This narrow and dimly lit tavern in Hayes Valley offers bibliophiles and connoisseurs of classic cocktails a chance to chat about literature over drinks. Its monthly book club, which meets the last Wednesday of every month, revolves around novels relating to either San Francisco or booze. And if you want access to the $5 specialty cocktail associated with said book club, you had best bring the book. You do that, and Michael Cecconi will serve you a cocktail with a twist — a drink you aren’t likely to get anywhere else. Oh, and they cater, too.
BAR info: 579 Hayes St. • (415) 863-3655 • www.2sistersbarandbooks.com
You studied dance at New York University. Are there any similarities between dancing onstage and sidestepping behind a bar?
There are absolute similarities. There’s an awareness that I have hammered into my body through years and years of studying dance. So when you talk about a tight bar in a tight space, this is the quintessential tiny bar. And we’re actually working as efficiently as possible and choosing the right paths … having awareness of where everyone is at any given time. And that comes from dancing.
There’s a monthly book club. How does that make Two Sisters different?
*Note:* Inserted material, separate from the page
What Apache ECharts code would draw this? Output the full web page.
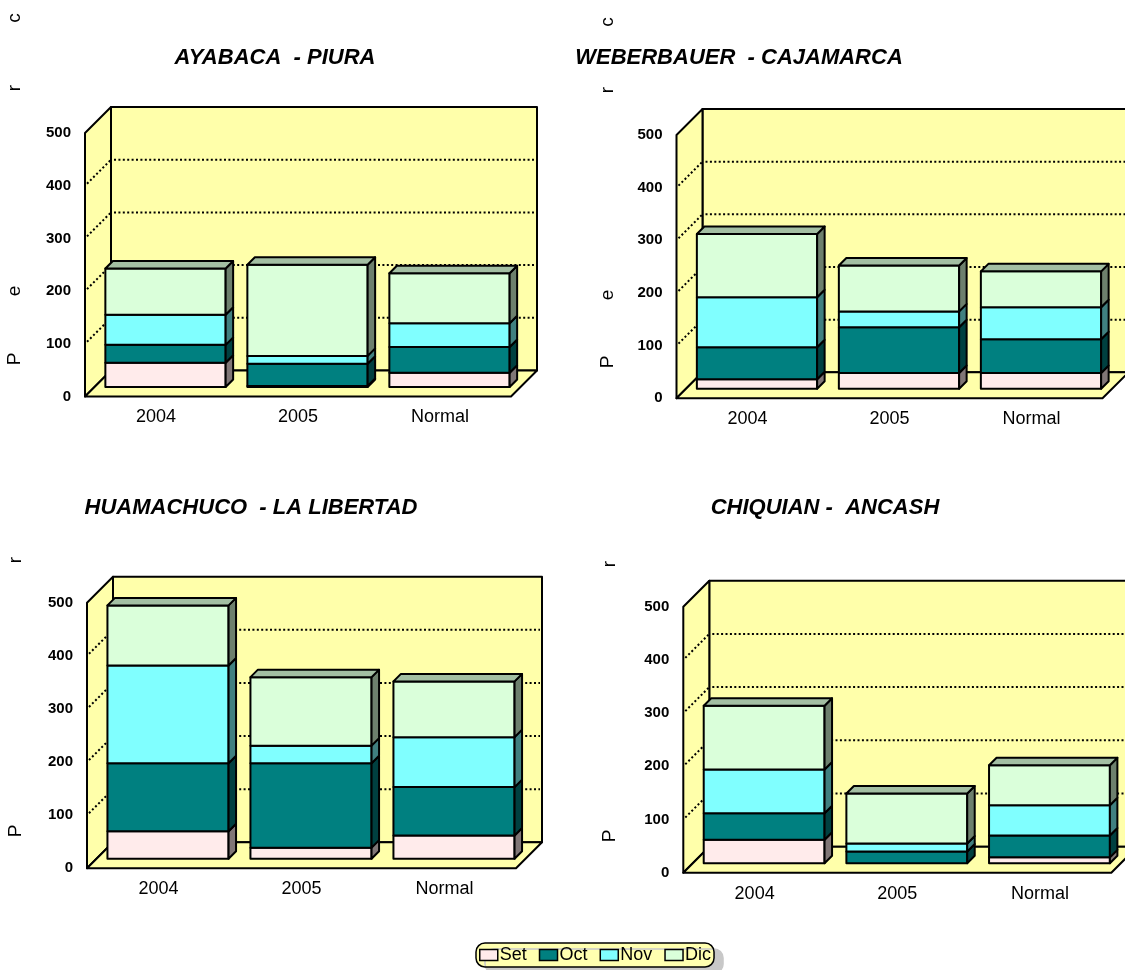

Well, one, it’s less formal than most other places I’ve worked, and I adore that. It’s much more in tune with who I am. And within that informality, it’s more like I’m hosting a cocktail party, a get-together. So it’s not like we’re wearing lampshades on our head and having a raucous time, it just means we all have to be happy. And that’s my job. And so specifically when it comes to the book club, it’s kind of nice to facilitate an intelligent conversation about a book. Because lord knows in this city especially, tech is king. And every day, book club day included, I get to come in here and strip all that away.We can get back down to a more foundational way of interacting, which is face to face.
You bartended your way through school at NYU. What ever happened to dance?
Oh, cliche of an artist. Yes. I took a two-week bartending course, and we’re talking like 1994. And to this day I still remember drinks from that class. That is still my foundation. Two weeks, that’s all it took. But the main gist of it was I was funding dance with the food-service industry. But there was no money in dance. And yet every day I would go back to the bar, three-deep people would be clamoring for, in those days, not particularly good cocktails.
Those were the days of making a thousand cosmopolitans a night. No creativity. So I thought, “What if I could channel my creativity into this and just let dance go?” It fulfills me almost in that identical way.
Tell us about how you came up with your specialty cocktail, the Harvest Manhattan?
In the Northeast, where I originally configured this cocktail, working seasonally is a lot more difficult. You have winter, and you’re forced to trudge to the market and it’s below freezing, and all you’ve got is beets, apples, onions and squash. It takes a little creativity to liquefy that. But I was hell-bent further on doing that.